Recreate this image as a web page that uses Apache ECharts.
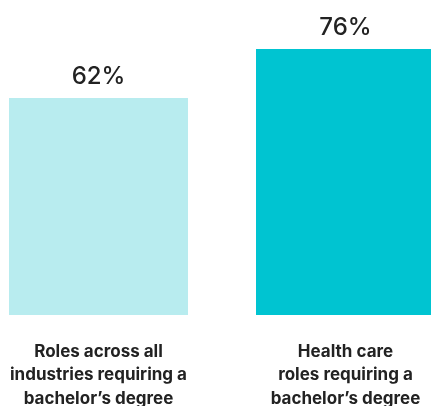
<!DOCTYPE html>
<html><head><meta charset="utf-8">
<script src="https://cdn.jsdelivr.net/npm/echarts@6/dist/echarts.min.js"></script>
<style>html,body{margin:0;padding:0;background:#fff}#c{width:431px;height:406px}</style>
</head><body><div id="c"></div>
<script>
const categories = ["Roles across all\nindustries requiring a\nbachelor\u2019s degree", "Health care\nroles requiring a\nbachelor\u2019s degree"];
const values = [62, 76];
const barColors = ["#b8ecef", "#00c4d1"];

const chart = echarts.init(document.getElementById('c'), null, {renderer: 'canvas'});
chart.setOption({
  animation: false,
  grid: {left: 98.5, width: 247, top: 35, bottom: 91, containLabel: false, outerBoundsMode: 'none'},
  xAxis: {
    type: 'category', data: categories, boundaryGap: false,
    axisLine: {show: false}, axisTick: {show: false},
    axisLabel: {interval: 0, fontFamily: 'Inter', fontWeight: 'bold', fontSize: 17, lineHeight: 23.5, color: '#222', margin: 25, align: 'center'}
  },
  yAxis: {type: 'value', min: 0, max: 80, show: false, splitLine: {show: false}},
  series: [{
    type: 'bar', barWidth: 179, clip: false,
    data: values.map((v, i) => ({value: v, itemStyle: {color: barColors[i]}})),
    label: {show: true, position: 'top', distance: 9, formatter: '{c}%', fontFamily: 'Inter', fontWeight: 500, fontSize: 24, color: '#222'}
  }]
});
</script></body></html>
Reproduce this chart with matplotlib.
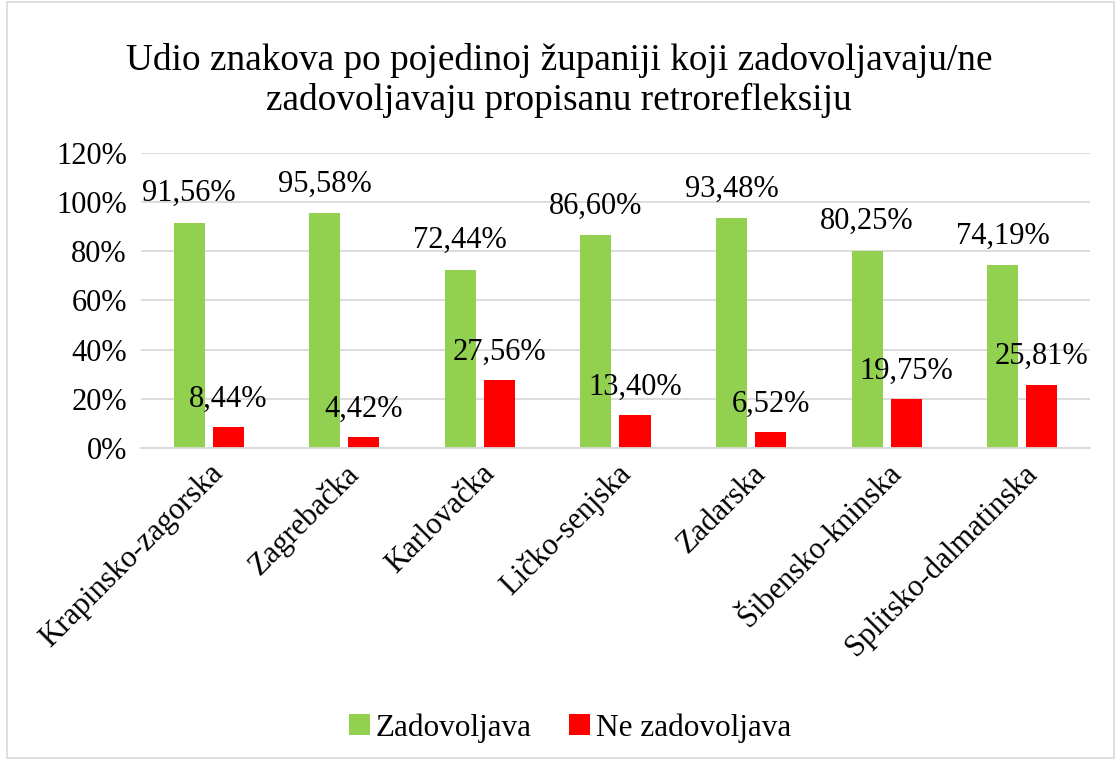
import matplotlib.pyplot as plt
import numpy as np
from matplotlib.patches import Rectangle

plt.rcParams['font.family'] = ['Liberation Serif', 'DejaVu Serif']

zupanije = ['Krapinsko-zagorska', 'Zagrebačka', 'Karlovačka', 'Ličko-senjska',
            'Zadarska', 'Šibensko-kninska', 'Splitsko-dalmatinska']
zadovoljava = [91.56, 95.58, 72.44, 86.60, 93.48, 80.25, 74.19]
ne_zadovoljava = [8.44, 4.42, 27.56, 13.40, 6.52, 19.75, 25.81]
yticks = [0, 20, 40, 60, 80, 100, 120]

green = '#92d050'
red = '#ff0000'

fig = plt.figure(figsize=(11.18, 7.6), dpi=100)
ax = fig.add_axes([0.126, 0.4105, 0.849, 0.3885])

x = np.arange(len(zupanije))
w = 0.229
off = 0.144
ax.bar(x - off, zadovoljava, w, color=green, label='Zadovoljava', zorder=2)
ax.bar(x + off, ne_zadovoljava, w, color=red, label='Ne zadovoljava', zorder=2)

def fmt(v):
    return f'{v:.2f}%'.replace('.', ',')

for xi, a, b in zip(x, zadovoljava, ne_zadovoljava):
    ax.annotate(fmt(a), (xi - off, a), xytext=(0, 29), textcoords='offset pixels',
                ha='center', va='center', fontsize=22)
    ax.annotate(fmt(b), (xi + off, b), xytext=(0, 28), textcoords='offset pixels',
                ha='center', va='center', fontsize=22)

ax.set_xlim(-0.5, len(zupanije) - 0.5)
ax.set_ylim(0, 120)
ax.set_yticks(yticks)
ax.set_yticklabels([f'{t}%' for t in yticks], fontsize=22)
ax.set_xticks(x)
ax.set_xticklabels(zupanije, rotation=45, ha='right', rotation_mode='anchor', fontsize=22)
ax.tick_params(length=0, pad=10)
ax.tick_params(axis='x', pad=8)
ax.yaxis.grid(True, color='#d9d9d9', linewidth=1.3, zorder=0)
ax.set_axisbelow(True)
for s in ['top', 'right', 'left']:
    ax.spines[s].set_visible(False)
ax.spines['bottom'].set_color('#d9d9d9')
ax.spines['bottom'].set_linewidth(1.3)

fig.text(0.5, 0.894, 'Udio znakova po pojedinoj županiji koji zadovoljavaju/ne\nzadovoljavaju propisanu retrorefleksiju',
         ha='center', va='center', fontsize=26.8, linespacing=1.15)

fig.legend(loc='center', bbox_to_anchor=(0.51, 0.042), ncol=2, frameon=False,
           fontsize=22.5, handlelength=0.65, handleheight=0.65, handletextpad=0.2,
           columnspacing=1.2)

fig.patches.append(Rectangle((0.006, 0.002), 0.99, 0.996, transform=fig.transFigure,
                             fill=False, edgecolor='#d9d9d9', linewidth=1.2))

fig.savefig('out.png', dpi=100)
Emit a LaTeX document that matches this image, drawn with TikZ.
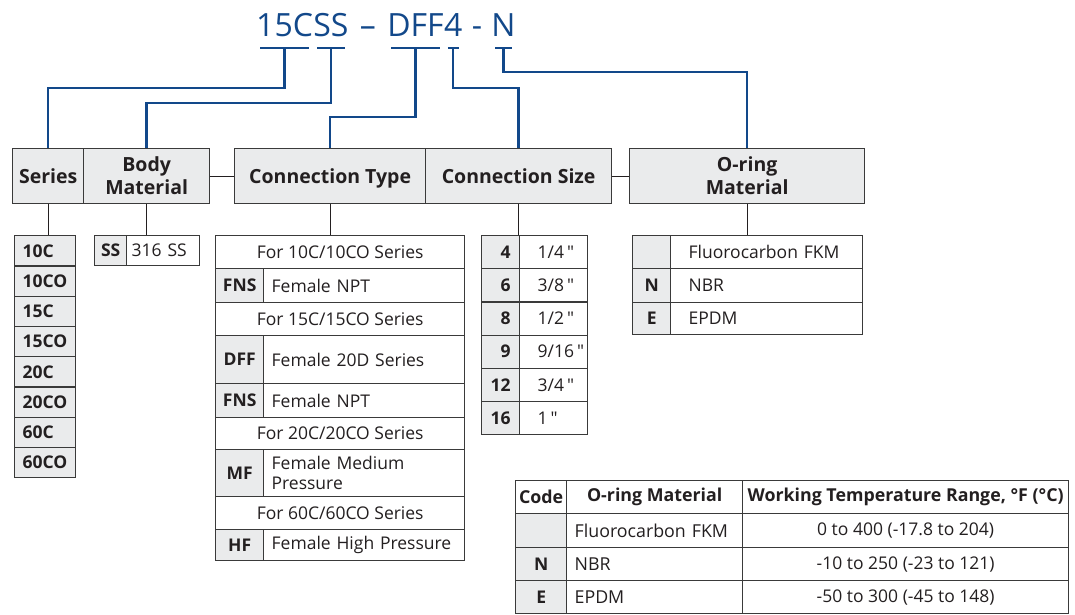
\documentclass[tikz,border=0pt]{standalone}
\usepackage{fontspec}
\setmainfont{Open Sans}[Ligatures=TeXOff]
\usetikzlibrary{calc,positioning}

\definecolor{codeblue}{RGB}{18,72,138}
\definecolor{hdrgray}{RGB}{234,235,236}
\definecolor{rulegray}{RGB}{58,58,58}
\definecolor{inkblack}{RGB}{35,31,32}

\newcommand\hdrfont{\fontsize{19.5}{23}\selectfont\bfseries}
\newcommand\cellfont{\fontsize{17.5}{20}\selectfont}
\newcommand\tabfont{\fontsize{17.8}{20}\selectfont}
\newcommand\codefont{\fontsize{32}{36}\selectfont}

\tikzset{
  cellbox/.style={draw=rulegray, line width=1.3pt, anchor=north west, inner sep=0pt, text=inkblack},
  hdrbox/.style={cellbox, fill=hdrgray, font=\hdrfont, align=center, minimum height=55pt},
  codecell/.style={cellbox, fill=hdrgray, font=\cellfont\bfseries, align=center},
  valcell/.style={cellbox, fill=white, font=\cellfont, align=left},
  forrow/.style={cellbox, fill=white, font=\cellfont, align=center, minimum width=249pt},
  codepart/.style={font=\codefont, text=codeblue, inner sep=0pt, anchor=base west},
  codeline/.style={draw=codeblue, line width=2.4pt},
  stem/.style={draw=inkblack, line width=1.2pt},
}

\begin{document}
\begin{tikzpicture}[x=1pt, y=-1pt]
  \useasboundingbox (0,0) rectangle (1075,615);

  %%%%% part number %%%%%
  \node[codepart] (c15c) at (256,37) {15C};
  \node[codepart] (css) at (c15c.base east) {SS};
  \node[codepart, inner xsep=11pt] (cdasha) at (css.base east) {–};
  \node[codepart] (cdff) at (cdasha.base east) {DFF};
  \node[codepart] (cfour) at (cdff.base east) {4};
  \node[codepart, inner xsep=9pt] (cdashb) at (cfour.base east) {-};
  \node[codepart] (cn) at (cdashb.base east) {N};

  \foreach \part/\bar in {c15c/ba, css/bb, cdff/bc, cfour/bd, cn/be} {
    \draw[codeline] ($(\part.base west)+(4,11)$) -- ($(\part.base east)+(-4,11)$);
    \coordinate (\bar) at ($(\part.base)+(0,11)$);
  }

  %%%%% headers %%%%%
  \node[hdrbox, minimum width=71pt] (series) at (12,148) {Series};
  \node[hdrbox, minimum width=126pt] (body) at (83,148) {Body\\Material};
  \node[hdrbox, minimum width=191pt, text depth=0pt] (ctype) at (234,148) {Connection Type};
  \node[hdrbox, minimum width=186pt] (csize) at (425,148) {Connection Size};
  \node[hdrbox, minimum width=235pt] (oring) at (629,148) {O-ring\\Material};

  \draw[codeline] (ba) -- ++(0,40) -| (series.north);
  \draw[codeline] (bb) -- ++(0,55) -| (body.north);
  \draw[codeline] (bc) -- ++(0,69) -| (ctype.north);
  \draw[codeline] (bd) -- ++(0,40) -| (csize.north);
  \draw[codeline] (be) -- ++(0,24) -| (oring.north);

  \draw[stem] (body.east) -- (ctype.west);
  \draw[stem] (csize.east) -- (oring.west);

  %%%%% series %%%%%
  \foreach \lab [count=\i] in {10C,10CO,15C,15CO,20C,20CO,60C,60CO}
    \node[codecell, align=left, text width=45pt, inner xsep=8pt, minimum height=30.25pt]
      (ser\i) at (14, {235+30.25*(\i-1)}) {\lab};
  \draw[stem] (series.south) -- (series.south |- ser1.north);

  %%%%% body material %%%%%
  \node[codecell, minimum width=32pt, minimum height=30pt] (ssc) at (94,235) {SS};
  \node[valcell, text width=63pt, inner xsep=5pt, minimum height=30pt] (ssv) at (126,235) {316 SS};
  \draw[stem] (body.south) -- (body.south |- ssc.north);

  %%%%% connection type %%%%%
  \node[forrow, minimum height=33pt] (cta) at (215,235) {For 10C/10CO Series};
  \node[codecell, minimum width=48pt, minimum height=34pt] (ctbc) at (215,268) {FNS};
  \node[valcell, text width=185pt, inner xsep=8pt, minimum height=34pt] (ctbv) at (263,268) {Female NPT};
  \node[forrow, minimum height=33pt] (ctc) at (215,302) {For 15C/15CO Series};
  \node[codecell, minimum width=48pt, minimum height=48pt] (ctdc) at (215,335) {DFF};
  \node[valcell, text width=185pt, inner xsep=8pt, minimum height=48pt] (ctdv) at (263,335) {Female 20D Series};
  \node[codecell, minimum width=48pt, minimum height=34pt] (ctec) at (215,383) {FNS};
  \node[valcell, text width=185pt, inner xsep=8pt, minimum height=34pt] (ctev) at (263,383) {Female NPT};
  \node[forrow, minimum height=32pt] (ctf) at (215,417) {For 20C/20CO Series};
  \node[codecell, minimum width=48pt, minimum height=47pt] (ctgc) at (215,449) {MF};
  \node[valcell, text width=185pt, inner xsep=8pt, minimum height=47pt] (ctgv) at (263,449) {Female Medium\\Pressure};
  \node[forrow, minimum height=33pt] (cth) at (215,496) {For 60C/60CO Series};
  \node[codecell, minimum width=48pt, minimum height=31pt] (ctic) at (215,529) {HF};
  \node[valcell, text width=185pt, inner xsep=8pt, minimum height=31pt] (ctiv) at (263,529) {Female High Pressure};
  \draw[stem] (ctype.south) -- (ctype.south |- cta.north);

  %%%%% connection size %%%%%
  \foreach \sz [count=\i] in {4,6,8,9,12,16}
    \node[codecell, align=right, text width=20pt, inner xsep=9pt, minimum height=33.17pt]
      (csc\i) at (481, {235+33.17*(\i-1)}) {\sz};
  \foreach \inch [count=\i] in {1/4,3/8,1/2,9/16,3/4,1}
    \node[valcell, text width=32pt, inner xsep=18pt, minimum height=33.17pt]
      (csv\i) at (519, {235+33.17*(\i-1)}) {\inch\,"};
  \draw[stem] (csize.south) -- (csize.south |- csc1.north);

  %%%%% o-ring material %%%%%
  \node[codecell, minimum width=38pt, minimum height=33pt] (ora) at (632,235) {};
  \node[valcell, text width=156pt, inner xsep=18pt, minimum height=33pt] (orav) at (670,235) {Fluorocarbon FKM};
  \node[codecell, minimum width=38pt, minimum height=34pt] (orb) at (632,268) {N};
  \node[valcell, text width=156pt, inner xsep=18pt, minimum height=34pt] (orbv) at (670,268) {NBR};
  \node[codecell, minimum width=38pt, minimum height=32pt] (orc) at (632,302) {E};
  \node[valcell, text width=156pt, inner xsep=18pt, minimum height=32pt] (orcv) at (670,302) {EPDM};
  \draw[stem] (oring.south) -- (oring.south |- ora.north);

  %%%%% temperature table %%%%%
  \node[cellbox, font=\tabfont\bfseries, minimum width=51pt, minimum height=33pt] (tha) at (515,480) {Code};
  \node[cellbox, font=\tabfont\bfseries, minimum width=176pt, minimum height=33pt] (thb) at (566,480) {O-ring Material};
  \node[cellbox, font=\tabfont\bfseries, minimum width=326pt, minimum height=33pt] (thc) at (742,480) {Working Temperature Range, °F (°C)};

  \node[codecell, minimum width=51pt, minimum height=34pt] (tra) at (515,513) {};
  \node[valcell, font=\tabfont, text width=160pt, inner xsep=8pt, minimum height=34pt] (trav) at (566,513) {Fluorocarbon FKM};
  \node[valcell, align=center, minimum width=326pt, minimum height=34pt] (trat) at (742,513) {0 to 400 (-17.8 to 204)};
  \node[codecell, minimum width=51pt, minimum height=33pt] (trb) at (515,547) {N};
  \node[valcell, font=\tabfont, text width=160pt, inner xsep=8pt, minimum height=33pt] (trbv) at (566,547) {NBR};
  \node[valcell, align=center, minimum width=326pt, minimum height=33pt] (trbt) at (742,547) {-10 to 250 (-23 to 121)};
  \node[codecell, minimum width=51pt, minimum height=33pt] (trc) at (515,580) {E};
  \node[valcell, font=\tabfont, text width=160pt, inner xsep=8pt, minimum height=33pt] (trcv) at (566,580) {EPDM};
  \node[valcell, align=center, minimum width=326pt, minimum height=33pt] (trct) at (742,580) {-50 to 300 (-45 to 148)};
\end{tikzpicture}
\end{document}
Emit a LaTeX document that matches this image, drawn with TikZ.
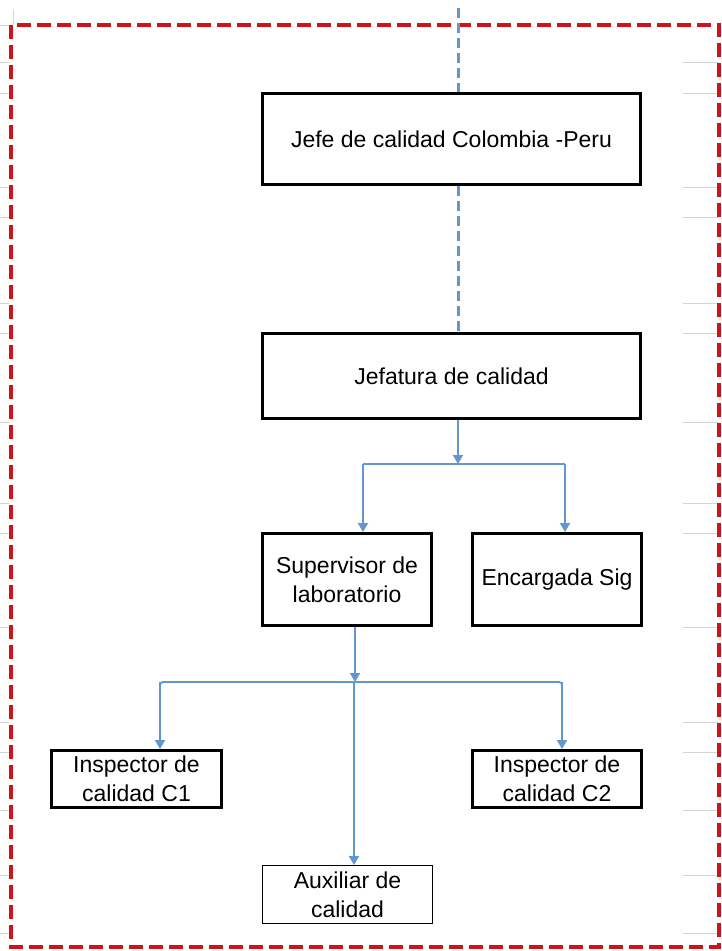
\documentclass[tikz,border=0pt]{standalone}
\usepackage{fontspec}
\setmainfont{Liberation Sans}
\usetikzlibrary{arrows.meta,calc}
\definecolor{conn}{RGB}{98,150,206}
\definecolor{framered}{RGB}{205,20,25}
\definecolor{gridgray}{RGB}{212,212,212}
\begin{document}
\begin{tikzpicture}[x=1pt,y=-1pt,
  box/.style={draw=black, line width=3pt, fill=white, inner sep=0pt, align=center,
    font=\fontsize{23}{29}\selectfont},
  thinbox/.style={box, line width=1pt},
  link/.style={draw=conn, line width=1.8pt},
  arr/.style={link, -{Triangle[width=10pt,length=9pt]}},
  dlink/.style={draw=conn, line width=3pt, dash pattern=on 10pt off 5pt},
  gridline/.style={draw=gridgray, line width=1pt}]
\useasboundingbox (0,0) rectangle (721,951);
% faint sheet gridlines at the margins
\foreach \yy in {62,93,187,217,303,333,422,503,533,627,722,752,810,875,933}{
  \draw[gridline] (0,\yy) -- (9,\yy);
  \draw[gridline] (683,\yy) -- (719,\yy);
}
\draw[gridline] (0,25) -- (9,25);
\draw[gridline] (13,10) -- (13,25);
% frame
\draw[draw=framered, line width=3.5pt, dash pattern=on 14pt off 6pt] (11,25) rectangle (719,947);
% boxes
\node[box, minimum width=378pt, minimum height=91pt] (jefe) at (451.5,139) {Jefe de calidad Colombia -Peru};
\node[box, minimum width=378pt, minimum height=85pt] (jefatura) at (451.5,376) {Jefatura de calidad};
\node[box, minimum width=169pt, minimum height=92pt] (sup) at (347,579.5) {Supervisor de\\laboratorio};
\node[box, minimum width=169pt, minimum height=92pt] (enc) at (557,579.5) {Encargada Sig};
\node[box, minimum width=170pt, minimum height=57pt] (c1) at (136.5,779) {Inspector de\\calidad C1};
\node[box, minimum width=169pt, minimum height=57pt] (c2) at (557,779) {Inspector de\\calidad C2};
\node[thinbox, minimum width=170pt, minimum height=58pt] (aux) at (347.5,894.5) {Auxiliar de\\calidad};
% coordinates
\coordinate (topend) at (458,8);
\coordinate (j1) at (458,464);
\coordinate (hl) at (363,464);
\coordinate (hr) at (565,464);
\coordinate (j2) at (355,682);
\coordinate (gl) at (160,682);
\coordinate (gr) at (562,682);
\coordinate (ga) at (354,682);
% dashed link to upper level
\draw[dlink] (topend) -- (topend |- jefe.north);
\draw[dlink] (topend |- jefe.south) -- (topend |- jefatura.north);
% jefatura branches
\draw[arr] (j1 |- jefatura.south) -- (j1);
\draw[link] (hl) -- (hr);
\draw[arr] (hl) -- (hl |- sup.north);
\draw[arr] (hr) -- (hr |- enc.north);
% supervisor branches
\draw[arr] (j2 |- sup.south) -- (j2);
\draw[link, rounded corners=3pt] ($(gl)+(0,20)$) -- (gl) -- (gr) -- ($(gr)+(0,20)$);
\draw[arr] (gl) -- (gl |- c1.north);
\draw[arr] (gr) -- (gr |- c2.north);
\draw[arr] (ga) -- (ga |- aux.north);
\end{tikzpicture}
\end{document}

========================

__WHAT TO WORK ON__: Copy out every line of the listing that contains the string "matplotlib".

__TASK RESULT__:
Reproduce this chart with matplotlib.
import matplotlib.pyplot as plt
from matplotlib.patches import Rectangle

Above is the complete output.